Não é tão incomum ouvirmos dizer que alguém, fulano ou sicrano, parece ter herdado certa cruz para carregar. Será? E então ao examinar sua vida, seu estilo de viver, constata-se que de fato, comparada com outras pessoas, mesmo pessoas da mesma casa, mesmo grupo e parentes próximos, referida pessoa é sufocada e atribulada com uma série de obrigações, afazeres, tarefas repetidas, labores diários dos mais cansativos e estafantes. Entretanto, casos existem em que nos surpreendemos por ser esse rol de compromissos diários uma escolha, um ato e gesto voluntário da pessoa fatigada, esfalfada, que rala e se mata diante de tantos compromissos; muitos dos quais que nenhum rendimento, vantagem, engrandecimento pessoal, moral e cultural trazem à pessoa sacrificada e fatigada. Foi o que me disse certa vez um observador, há pessoas que se não têm problemas, elas procuram arrumar. Parece um estilo de vida, penitências, servidão voluntária.
Antes dos exemplos bem comezinhos das vidas de muitas pessoas ao nosso redor, existem, de fato, algumas situações, ocorrências e obrigações, que a pessoa não deu causa a elas. E a estas a pessoa se torna executante, obrigado a se envolver e fazer por omissão e descompromisso de outras pessoas que se recusam ao chamado compartilhamento laborioso e fastidioso desses cuidados. Nesse cenário e natureza, valem algumas tipificações para robustecer a tese da cruz carregada.

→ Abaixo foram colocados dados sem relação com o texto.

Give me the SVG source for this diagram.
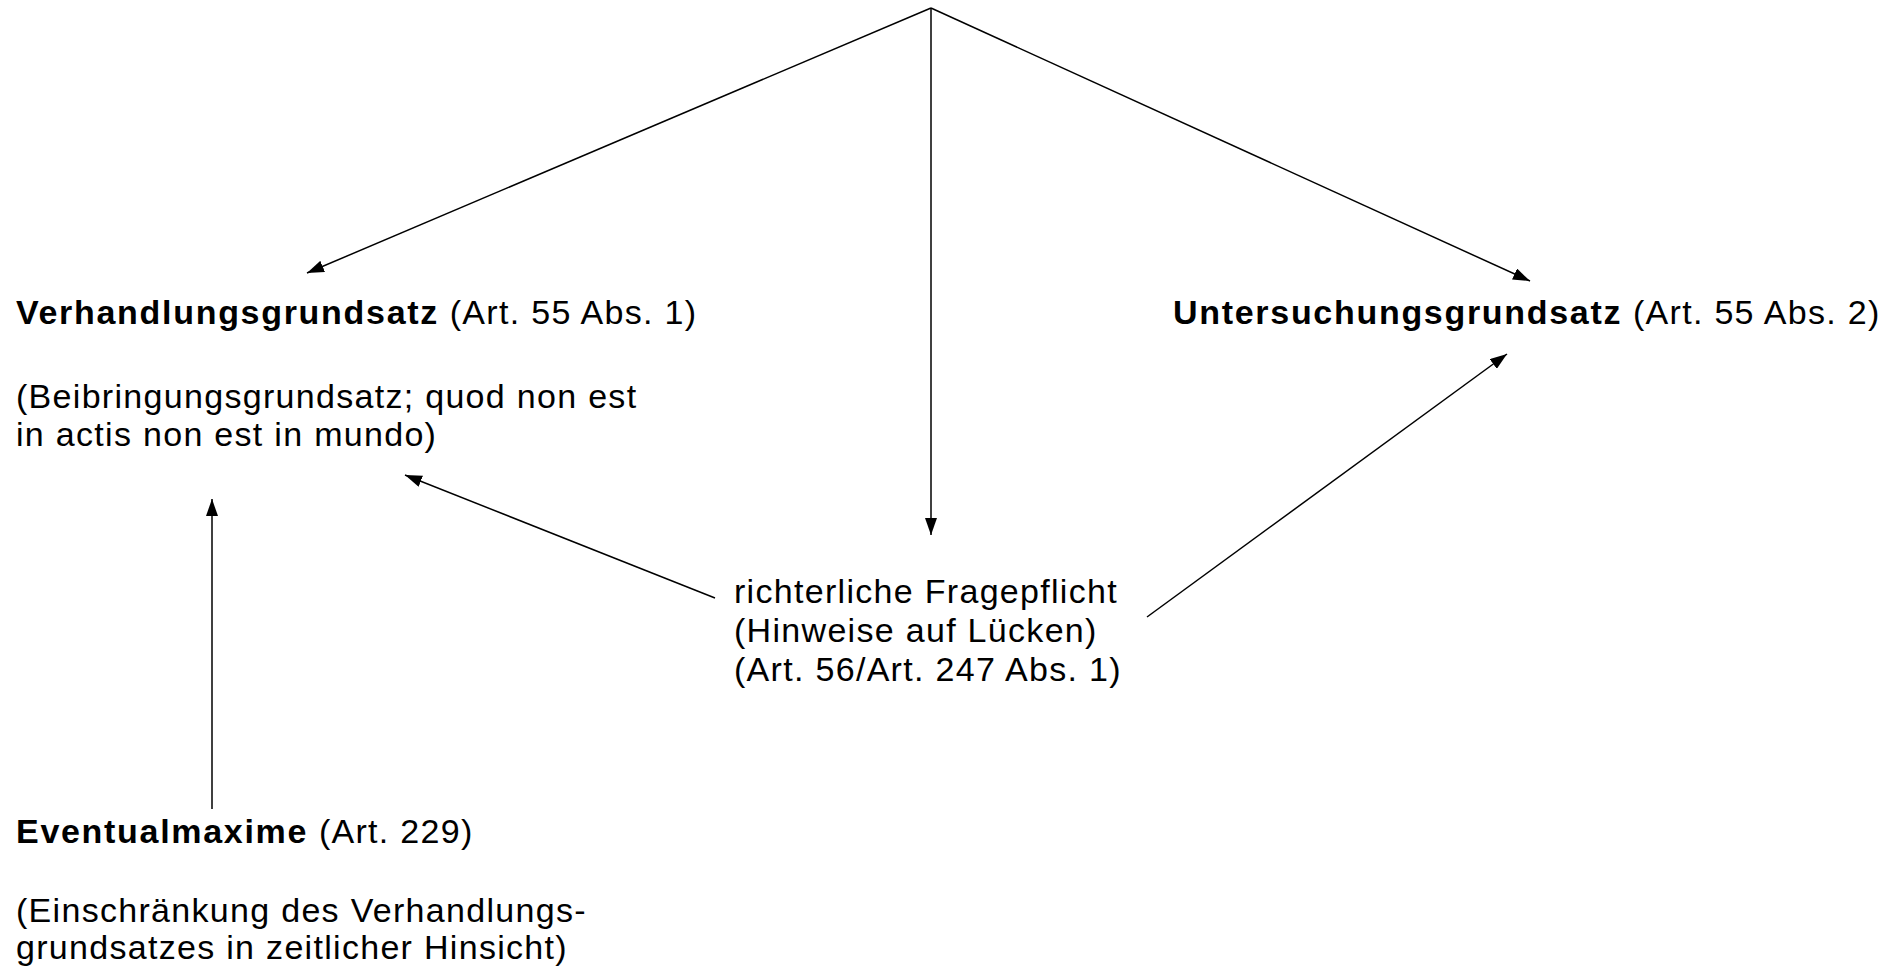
<svg xmlns="http://www.w3.org/2000/svg" width="1899" height="968" viewBox="0 0 1899 968">
<style>
text{font-family:"Liberation Sans",Arial,sans-serif;font-size:34px;letter-spacing:1.3px;fill:#000}
.b{font-weight:bold;letter-spacing:1.7px}
.c{stroke:#000;stroke-width:1.5;fill:none;marker-end:url(#ah)}
</style>
<defs>
<marker id="ah" markerUnits="userSpaceOnUse" markerWidth="18" markerHeight="12" refX="17" refY="6" orient="auto">
<path d="M0,0 L17,6 L0,12 z" fill="#000"/>
</marker>
</defs>
<rect width="1899" height="968" fill="#fff"/>
<g id="connectors">
<line class="c" x1="931" y1="8" x2="307" y2="273"/>
<line class="c" x1="931" y1="8" x2="931" y2="535"/>
<line class="c" x1="931" y1="8" x2="1530" y2="281"/>
<line class="c" x1="715" y1="598" x2="405" y2="475"/>
<line class="c" x1="1147" y1="617" x2="1507" y2="354"/>
<line class="c" x1="212" y1="809" x2="212" y2="499"/>
</g>
<g id="verhandlung">
<text x="16" y="324"><tspan class="b">Verhandlungsgrundsatz</tspan> (Art. 55 Abs. 1)</text>
<text x="16" y="408">(Beibringungsgrundsatz; quod non est</text>
<text x="16" y="446">in actis non est in mundo)</text>
</g>
<g id="untersuchung">
<text x="1173" y="324"><tspan class="b">Untersuchungsgrundsatz</tspan> (Art. 55 Abs. 2)</text>
</g>
<g id="fragepflicht">
<text x="734" y="603">richterliche Fragepflicht</text>
<text x="734" y="642">(Hinweise auf Lücken)</text>
<text x="734" y="681">(Art. 56/Art. 247 Abs. 1)</text>
</g>
<g id="eventualmaxime">
<text x="16" y="843"><tspan class="b">Eventualmaxime</tspan> (Art. 229)</text>
<text x="16" y="922">(Einschränkung des Verhandlungs-</text>
<text x="16" y="959">grundsatzes in zeitlicher Hinsicht)</text>
</g>
</svg>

Um exemplo bem encontradiço e registrado é o caso daquele indivíduo que constitui família, cria filhos e os cria mal. Porque não os educa segundo a pedagogia dos limites e nos princípios do - isso pode e isso não pode. Esse princípio se faz desde os tenros anos dos pequenos. Quando eles podem aprender os significados dos nãos e dos sins. E esse pseudochefe de família, leva sua vida na esbórnia do comer e do beber. Este é seu mantra, seu lazer e divertimento major. Comer, empanturrar, embebedar, engordar e adquirir todas as morbidades desse estilo mórbido de vida. Um dia a fatura chega!
A vida corre, esse pândega sujeito envelhece, continua ainda nas orgias da boca e do baco. Chegam os boletos e as faturas, duplicatas daquela insólita e mórbida vida, derrames cerebrais, infartos, doença renal, hipertensão, diabetes, colesterol. Demência degenerativa, alguma fratura, rabugices de sobra. Fraturas de fêmur, invalidez permanente. Agora então, proibido de libações etílicas, dependência absoluta. Dos filhos que não tiveram boa educação e decoro familiar. Algum, por um impulso interior e remorso e senso humanitário, assumirá os cuidados, predominantemente, diuturnamente, sofredoramente, esfalfante. E alguns dos folgados parentais próximos ou distantes nem aí estão, quem mandou?
Agora, analisemos aqui da visão psicanalítica, com isenção e sem meias palavras ou eufemismo. Ao mesmo tempo sem hipocrisia ou hipocorísticos. A atitude desse homem ou mulher que constituiu família e filhos e não os tratou pedagogicamente correto, não os formou e os instruiu. Apenas os engordou e os fez adultos biológicos. Repita-se: a atitude e conduta desse genitor (a) foi de absoluto deboche, escárnio e desprezo quanto ao futuro, de si e de seus tutelados filhos. Eu nunca me pus a pensar: bem, se não me cuido, quando mais idoso, posso de meus vícios colher só resultados negativos e me tornar um trambolho, um estorvo e peso morto a algum familiar. Por que não pensei antes? Eis uma gravíssima questão ética e de honestidade que cometi contra minha própria família. Imagine esse fluxo de consciência, no auge da senilidade, da velhice.
E para concluir tomo a asserção e frase inicial. Alguém parece ter recebido uma cruz de herança para carregar. Quem não leu deve ler o livreto de Étienne de La Boétie (1530-1563): Discurso sobre a servidão voluntária. Quantas não são as pessoas, que se elas não têm problemas, elas arrumam. São as cruzes opcionais, voluntárias. Quantas não são as pessoas que se tornam, por leniência e fragilidade moral, serviçais de outras que as exploram, que as fatigam, que as cansam, que as sugam nas energias pessoais! Quantas não são as pessoas, que sequer cuidam bem de si ou de idosos parentes! quantas não adotam pets para emporcalhar e importunar sua casa e abrigo! Quantas não são as pessoas, que servem a um namorado, a um cônjuge, a um parente, nos seus caprichos, negligências e exploração. A vida inteira. Quantas? Basta analisar isentamente ao redor de cada um, porque esses parentes exploradores, parasitas e sugadores de energia e outros recursos, infestam certas famílias. Arre!